>>

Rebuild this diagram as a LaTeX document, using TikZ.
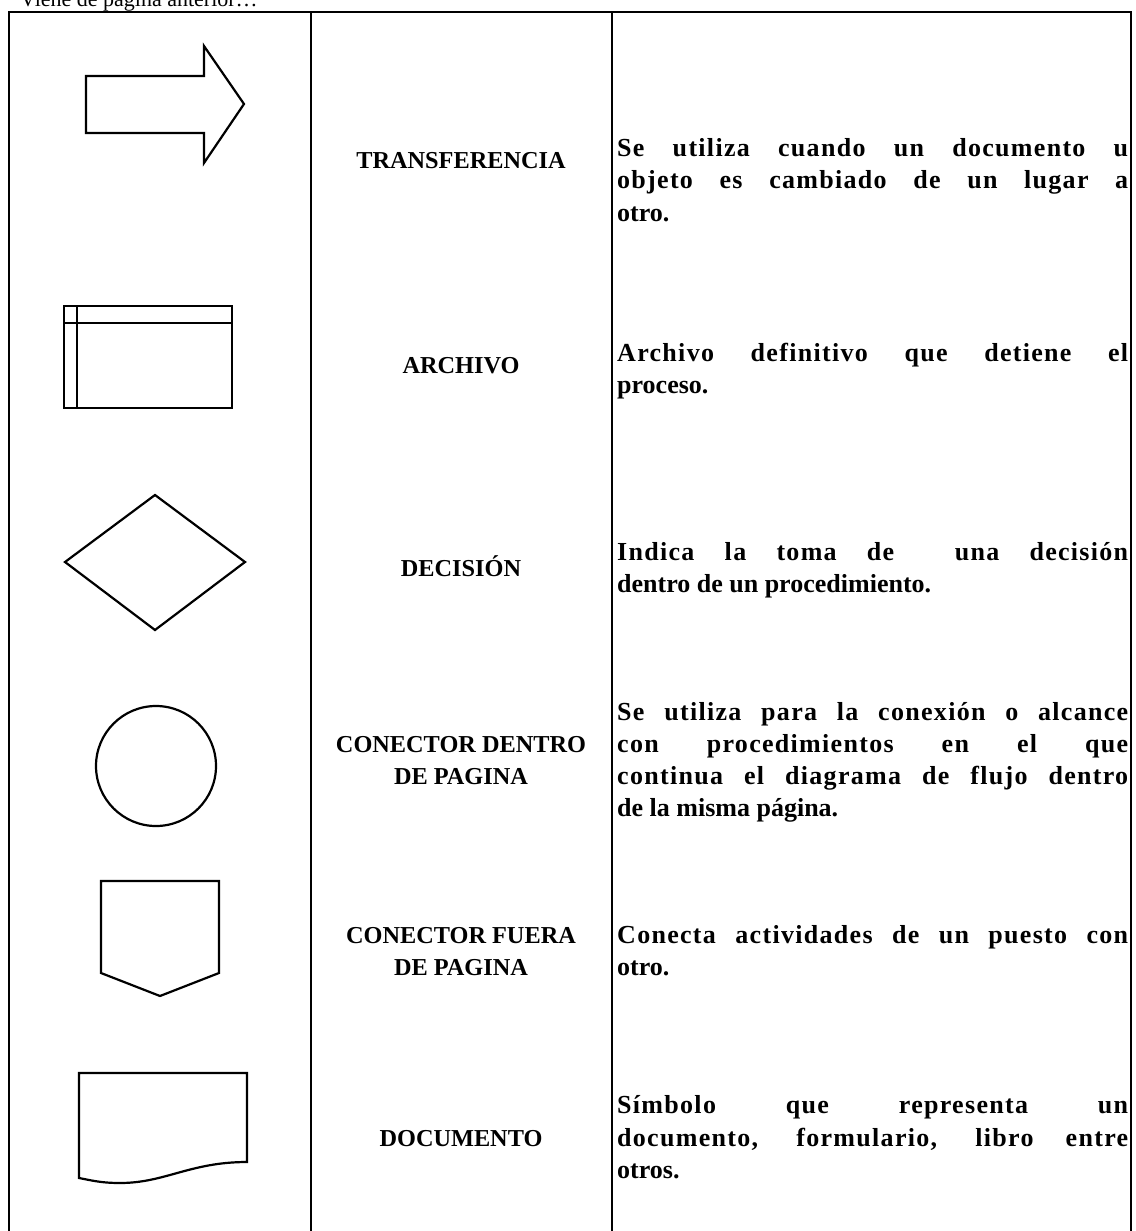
\documentclass[tikz,border=0pt]{standalone}
\usepackage{fontspec}
\setmainfont{Liberation Serif}
\newcommand{\jline}[1]{{\addfontfeatures{LetterSpace=5}\makebox[511pt][s]{#1}}}
\begin{document}
\begin{tikzpicture}[x=1pt,y=-1pt,
  tbl/.style={line width=1.3pt,black},
  sym/.style={line width=2.2pt,black,line join=miter},
  midtxt/.style={font=\fontsize{24.3}{32.5}\selectfont\bfseries,align=center,inner sep=0pt,anchor=base},
  desc/.style={font=\fontsize{26}{32.5}\selectfont\bfseries,inner sep=0pt,anchor=base west},
  head/.style={font=\fontsize{22}{26}\selectfont,inner sep=0pt,anchor=base west}]
\useasboundingbox (0,0) rectangle (1135,1231);
\fill[white] (0,0) rectangle (1135,1231);
% heading
\node[head] (hd) at (20,7) {Viene de página anterior…};
% table lines
\draw[tbl] (9,1231) -- (9,12) -- (1131,12) -- (1131,1231);
\draw[tbl] (311,12) -- (311,1231);
\draw[tbl] (612,12) -- (612,1231);
% symbols
\draw[sym] (86,76) -- (204,76) -- (204,46) -- (244,104) -- (204,163) -- (204,133) -- (86,133) -- cycle;
\draw[sym] (64,306) rectangle (232,408);
\draw[sym] (64,323) -- (232,323);
\draw[sym] (77,306) -- (77,408);
\draw[sym] (65,562) -- (155,495) -- (245,562) -- (155,630) -- cycle;
\draw[sym] (156,766) circle (60);
\draw[sym] (101,881) -- (219,881) -- (219,973) -- (160,996) -- (101,973) -- cycle;
\draw[sym] (79,1073) -- (247,1073) -- (247,1162) .. controls (190,1162) and (165,1183) .. (120,1183) .. controls (100,1183) and (90,1180) .. (79,1178) -- cycle;
% middle column
\node[midtxt] (t1) at (461,168) {TRANSFERENCIA};
\node[midtxt] (t2) at (461,373) {ARCHIVO};
\node[midtxt] (t3) at (461,576) {DECISIÓN};
\node[midtxt] (t4a) at (461,752) {CONECTOR DENTRO};
\node[midtxt] (t4b) at (461,784) {DE PAGINA};
\node[midtxt] (t5a) at (461,943) {CONECTOR FUERA};
\node[midtxt] (t5b) at (461,975) {DE PAGINA};
\node[midtxt] (t6) at (461,1146) {DOCUMENTO};
% descriptions
\node[desc] (d1a) at (617,156) {\jline{Se utiliza cuando un documento u}};
\node[desc] (d1b) at (617,188) {\jline{objeto es cambiado de un lugar a}};
\node[desc] (d1c) at (617,221) {otro.};
\node[desc] (d2a) at (617,361) {\jline{Archivo definitivo que detiene el}};
\node[desc] (d2b) at (617,393) {proceso.};
\node[desc] (d3a) at (617,560) {\jline{Indica la toma de \ una decisión}};
\node[desc] (d3b) at (617,592) {dentro de un procedimiento.};
\node[desc] (d4a) at (617,720) {\jline{Se utiliza para la conexión o alcance}};
\node[desc] (d4b) at (617,752) {\jline{con procedimientos en el que}};
\node[desc] (d4c) at (617,784) {\jline{continua el diagrama de flujo dentro}};
\node[desc] (d4d) at (617,816) {de la misma página.};
\node[desc] (d5a) at (617,943) {\jline{Conecta actividades de un puesto con}};
\node[desc] (d5b) at (617,975) {otro.};
\node[desc] (d6a) at (617,1113) {\jline{Símbolo que representa un}};
\node[desc] (d6b) at (617,1146) {\jline{documento, formulario, libro entre}};
\node[desc] (d6c) at (617,1178) {otros.};
\end{tikzpicture}
\end{document}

<<

Prompt:
Exclude every picture and copy the remaining data exactly.

The reply:
Rebuild this diagram as a LaTeX document, using TikZ.
\documentclass[tikz,border=0pt]{standalone}
\usepackage{fontspec}
\setmainfont{Liberation Serif}
\newcommand{\jline}[1]{{\addfontfeatures{LetterSpace=5}\makebox[511pt][s]{#1}}}
\begin{document}
\begin{tikzpicture}[x=1pt,y=-1pt,
  tbl/.style={line width=1.3pt,black},
  sym/.style={line width=2.2pt,black,line join=miter},
  midtxt/.style={font=\fontsize{24.3}{32.5}\selectfont\bfseries,align=center,inner sep=0pt,anchor=base},
  desc/.style={font=\fontsize{26}{32.5}\selectfont\bfseries,inner sep=0pt,anchor=base west},
  head/.style={font=\fontsize{22}{26}\selectfont,inner sep=0pt,anchor=base west}]
\useasboundingbox (0,0) rectangle (1135,1231);
\fill[white] (0,0) rectangle (1135,1231);
% heading
\node[head] (hd) at (20,7) {Viene de página anterior…};
% table lines
\draw[tbl] (9,1231) -- (9,12) -- (1131,12) -- (1131,1231);
\draw[tbl] (311,12) -- (311,1231);
\draw[tbl] (612,12) -- (612,1231);
% symbols
\draw[sym] (86,76) -- (204,76) -- (204,46) -- (244,104) -- (204,163) -- (204,133) -- (86,133) -- cycle;
\draw[sym] (64,306) rectangle (232,408);
\draw[sym] (64,323) -- (232,323);
\draw[sym] (77,306) -- (77,408);
\draw[sym] (65,562) -- (155,495) -- (245,562) -- (155,630) -- cycle;
\draw[sym] (156,766) circle (60);
\draw[sym] (101,881) -- (219,881) -- (219,973) -- (160,996) -- (101,973) -- cycle;
\draw[sym] (79,1073) -- (247,1073) -- (247,1162) .. controls (190,1162) and (165,1183) .. (120,1183) .. controls (100,1183) and (90,1180) .. (79,1178) -- cycle;
% middle column
\node[midtxt] (t1) at (461,168) {TRANSFERENCIA};
\node[midtxt] (t2) at (461,373) {ARCHIVO};
\node[midtxt] (t3) at (461,576) {DECISIÓN};
\node[midtxt] (t4a) at (461,752) {CONECTOR DENTRO};
\node[midtxt] (t4b) at (461,784) {DE PAGINA};
\node[midtxt] (t5a) at (461,943) {CONECTOR FUERA};
\node[midtxt] (t5b) at (461,975) {DE PAGINA};
\node[midtxt] (t6) at (461,1146) {DOCUMENTO};
% descriptions
\node[desc] (d1a) at (617,156) {\jline{Se utiliza cuando un documento u}};
\node[desc] (d1b) at (617,188) {\jline{objeto es cambiado de un lugar a}};
\node[desc] (d1c) at (617,221) {otro.};
\node[desc] (d2a) at (617,361) {\jline{Archivo definitivo que detiene el}};
\node[desc] (d2b) at (617,393) {proceso.};
\node[desc] (d3a) at (617,560) {\jline{Indica la toma de \ una decisión}};
\node[desc] (d3b) at (617,592) {dentro de un procedimiento.};
\node[desc] (d4a) at (617,720) {\jline{Se utiliza para la conexión o alcance}};
\node[desc] (d4b) at (617,752) {\jline{con procedimientos en el que}};
\node[desc] (d4c) at (617,784) {\jline{continua el diagrama de flujo dentro}};
\node[desc] (d4d) at (617,816) {de la misma página.};
\node[desc] (d5a) at (617,943) {\jline{Conecta actividades de un puesto con}};
\node[desc] (d5b) at (617,975) {otro.};
\node[desc] (d6a) at (617,1113) {\jline{Símbolo que representa un}};
\node[desc] (d6b) at (617,1146) {\jline{documento, formulario, libro entre}};
\node[desc] (d6c) at (617,1178) {otros.};
\end{tikzpicture}
\end{document}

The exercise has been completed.